Time will have his way with all of us whether we like it or not.

And it suddenly strikes me why this speech is so famous. I mean, it’s good, there’s that. But it’s also very general. The whips and scorns of time hit everyone and all the subsequent phrases of this sentence manage to cover lots of unhappy bases. Hamlet has lots of reasons to be unhappy and he mentions NONE of those here. You could stretch “The law’s delay” to relate to Hamlet’s succession perhaps. . .but it’s a very vague reference if it is one.

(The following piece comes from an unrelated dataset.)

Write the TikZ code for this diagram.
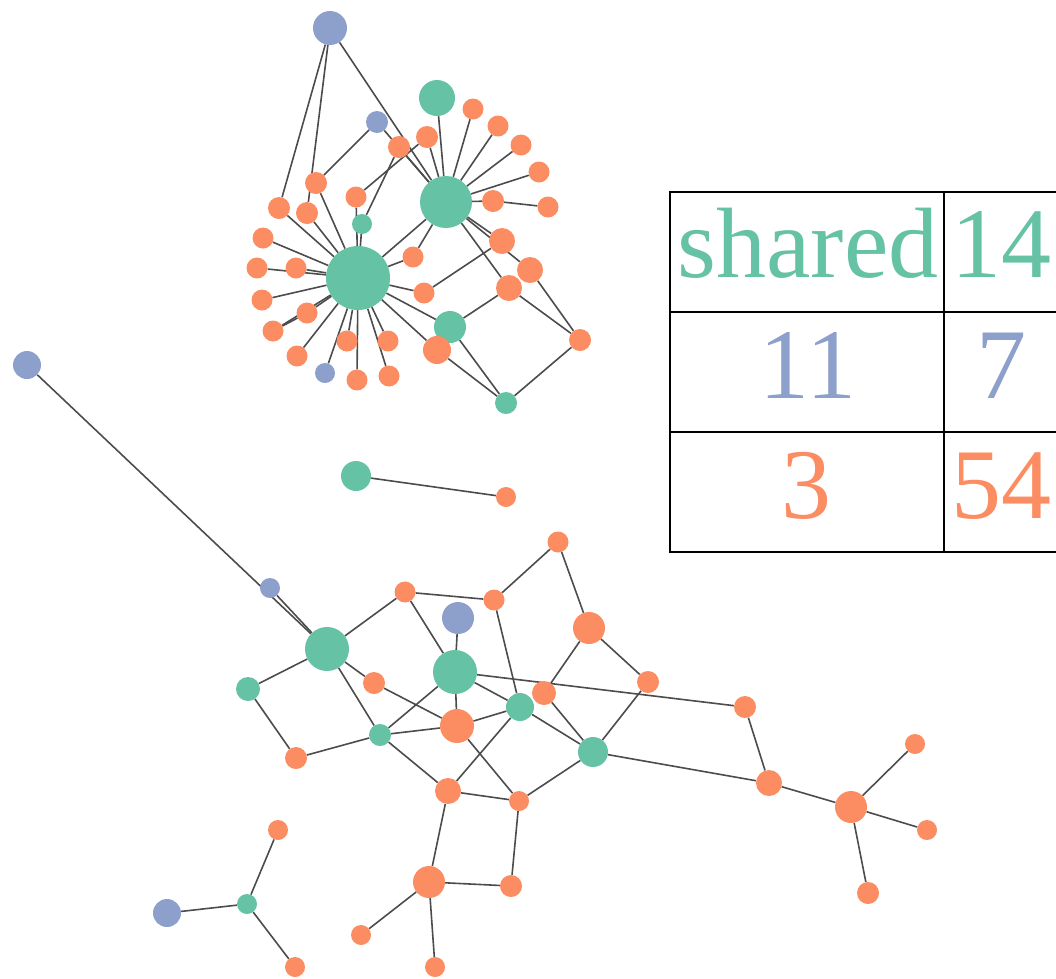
\documentclass[tikz,border=0pt]{standalone}
\usepackage{fontspec}
\setmainfont{Liberation Serif}
\usetikzlibrary{backgrounds}
\definecolor{sgreen}{HTML}{66C2A5}
\definecolor{sorange}{HTML}{FC8D62}
\definecolor{sblue}{HTML}{8DA0CB}
\tikzset{
  gnode/.style={circle,fill=sgreen,draw=none,inner sep=0pt,minimum size=#1},
  onode/.style={circle,fill=sorange,draw=none,inner sep=0pt,minimum size=#1},
  bnode/.style={circle,fill=sblue,draw=none,inner sep=0pt,minimum size=#1},
  gnode/.default=22, onode/.default=21, bnode/.default=22,
  edge/.style={draw=black!70,line width=1.6pt},
  grid/.style={draw=black,line width=1.6pt},
  celltext/.style={anchor=base,inner sep=0pt,font=\fontsize{100}{100}\selectfont}
}
\begin{document}
\begin{tikzpicture}[x=1pt,y=-1pt]
\useasboundingbox (0,0) rectangle (1056,978);
% ---------- top cluster ----------
\node[bnode=34] (tb1) at (330,28) {};
\node[gnode=36] (tg1) at (437,98) {};
\node[bnode=22] (tb2) at (377,122) {};
\node[onode=22] (to1) at (399,147) {};
\node[onode=22] (to2) at (427,137) {};
\node[onode] (to3) at (473,109) {};
\node[onode] (to4) at (498,126) {};
\node[onode] (to5) at (521,145) {};
\node[onode] (to6) at (539,172) {};
\node[onode] (to7) at (548,207) {};
\node[onode=22] (to8) at (493,201) {};
\node[gnode=52] (h2) at (446,202) {};
\node[onode=22] (to9) at (316,183) {};
\node[onode] (to10) at (356,197) {};
\node[gnode=20] (tg2) at (362,224) {};
\node[onode=22] (to11) at (279,208) {};
\node[onode=22] (to12) at (307,213) {};
\node[onode] (to13) at (263,238) {};
\node[gnode=64] (h1) at (358,278) {};
\node[onode] (to14) at (257,268) {};
\node[onode] (to15) at (296,268) {};
\node[onode] (to16) at (262,300) {};
\node[onode] (to17) at (307,313) {};
\node[onode] (to18) at (273,331) {};
\node[onode] (to19) at (297,356) {};
\node[bnode=20] (tb3) at (325,373) {};
\node[onode] (to20) at (347,341) {};
\node[onode] (to21) at (357,380) {};
\node[onode] (to22) at (388,341) {};
\node[onode] (to23) at (389,376) {};
\node[onode] (to24) at (413,257) {};
\node[onode] (to25) at (424,293) {};
\node[onode=26] (to26) at (502,241) {};
\node[onode=26] (to27) at (530,270) {};
\node[onode=26] (to28) at (509,288) {};
\node[gnode=32] (tg3) at (450,327) {};
\node[onode=28] (to29) at (437,350) {};
\node[onode=22] (to30) at (580,340) {};
\node[gnode=22] (tg4) at (506,403) {};
% ---------- middle pair ----------
\node[gnode=30] (mg) at (356,476) {};
\node[onode=20] (mo) at (506,497) {};
% ---------- bottom cluster ----------
\node[bnode=28] (bb1) at (27,365) {};
\node[bnode=20] (bb2) at (270,588) {};
\node[gnode=44] (bgA) at (327,649) {};
\node[gnode=24] (bg1) at (248,689) {};
\node[onode=22] (bo1) at (296,758) {};
\node[gnode=22] (bg2) at (380,735) {};
\node[onode=22] (bo2) at (374,683) {};
\node[onode=21] (bo3) at (405,592) {};
\node[onode=21] (bo4) at (494,600) {};
\node[onode=21] (bo5) at (558,542) {};
\node[bnode=32] (bb3) at (458,618) {};
\node[gnode=44] (bgB) at (455,672) {};
\node[onode=34] (bo6) at (457,726) {};
\node[gnode=28] (bg3) at (520,707) {};
\node[onode=24] (bo7) at (544,693) {};
\node[onode=32] (bo8) at (589,628) {};
\node[onode=22] (bo9) at (648,682) {};
\node[gnode=30] (bg4) at (593,752) {};
\node[onode=22] (bo10) at (745,707) {};
\node[onode=26] (bo11) at (769,783) {};
\node[onode=32] (bo12) at (851,807) {};
\node[onode=20] (bo13) at (915,744) {};
\node[onode=20] (bo14) at (927,830) {};
\node[onode=22] (bo15) at (868,893) {};
\node[onode=26] (bo16) at (448,791) {};
\node[onode=20] (bo17) at (519,801) {};
\node[onode=32] (bo18) at (429,882) {};
\node[onode=22] (bo19) at (511,886) {};
\node[onode=20] (bo20) at (361,935) {};
\node[onode=20] (bo21) at (435,967) {};
% ---------- bottom-left star ----------
\node[onode=20] (lo1) at (278,830) {};
\node[gnode=20] (lg) at (247,904) {};
\node[bnode=28] (lb) at (167,913) {};
\node[onode=20] (lo2) at (295,967) {};
% ---------- edges ----------
\begin{scope}[on background layer]
\foreach \a/\b in {tb1/to11,tb1/to12,tb1/h2,tb2/to9,tb2/h2,to1/h2,to1/tg2,to2/h2,to2/to10,
  tg1/h2,h2/to3,h2/to4,h2/to5,h2/to6,h2/to8,to8/to7,h2/h1,h2/to24,h2/to26,h2/to27,h2/to28,
  to26/to25,to28/tg3,to28/to30,to27/to30,to30/tg4,tg3/tg4,to29/tg4,h1/tg3,h1/to29,
  h1/to9,h1/to10,h1/tg2,h1/to11,h1/to12,h1/to13,h1/to14,h1/to15,h1/to16,h1/to17,
  to18/to17,h1/to18,h1/to19,h1/tb3,h1/to20,h1/to21,h1/to22,h1/to23,h1/to24,h1/to25,
  mg/mo,
  bb1/bgA,bb2/bgA,bgA/bo3,bgA/bg1,bgA/bo2,bgA/bg2,bg1/bo1,bo1/bg2,bg2/bgB,bg2/bo6,bg2/bo16,
  bo2/bo6,bo3/bo4,bo3/bgB,bb3/bgB,bgB/bo6,bgB/bg3,bgB/bo10,bo4/bo5,bo4/bg3,bo5/bo8,
  bo8/bo7,bo8/bo9,bo9/bg4,bo7/bg4,bg3/bg4,bg3/bo6,bg3/bo16,bo6/bo17,bg4/bo17,bg4/bo11,
  bo10/bo11,bo11/bo12,bo12/bo13,bo12/bo14,bo12/bo15,bo16/bo17,bo16/bo18,bo17/bo19,
  bo18/bo19,bo18/bo20,bo18/bo21,lg/lo1,lg/lb,lg/lo2}
  \draw[edge] (\a) -- (\b);
\end{scope}
% ---------- table ----------
\coordinate (t00) at (670,192);
\coordinate (t01) at (670,552);
\coordinate (tr0) at (1058,192);
\coordinate (tr3) at (1058,552);
\coordinate (tm0) at (944,192);
\coordinate (tm3) at (944,552);
\coordinate (ta1) at (670,312);
\coordinate (tb1r) at (1058,312);
\coordinate (ta2) at (670,432);
\coordinate (tb2r) at (1058,432);
\draw[grid] (tr0) -- (t00) -- (t01) -- (tr3);
\draw[grid] (tm0) -- (tm3);
\draw[grid] (ta1) -- (tb1r);
\draw[grid] (ta2) -- (tb2r);
\node[celltext,text=sgreen] (c11) at (808,277) {shared};
\node[celltext,text=sgreen] (c12) at (1001,277) {14};
\node[celltext,text=sblue] (c21) at (808,398) {11};
\node[celltext,text=sblue] (c22) at (1001,398) {7};
\node[celltext,text=sorange] (c31) at (806,518) {3};
\node[celltext,text=sorange] (c32) at (1001,518) {54};
\end{tikzpicture}
\end{document}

Hamlet’s specific whips and scorns are DEATH, and death of a parent no less, his mother’s hasty marriage and his girlfriend’s returning of his letters and not getting to be king when really he should be. And yet he’s talking about proud man’s contumely?

I don’t know. It all adds weight to the idea that Hamlet is giving this speech for the benefit of Polonius and Claudius. I mean, if he were really about to off himself, I feel like he’d be ranting a little more specifically.

In any case, the whips and scorns of time get us all. It is interesting how some of them we feel more keenly as we age and some of them less. Some things cut deeper now than they did when I was an awkward adolescent but I felt every sting of the whip more acutely then.

Watching some middle school students in action today, I was struck by what open wounds they can be, how keenly they feel every tiny thing. Somehow being a pre-teen turns children into princesses, feeling many peas under their mattresses. It’s not so much the whips and scorns of time, with them, but those of their fellow young people.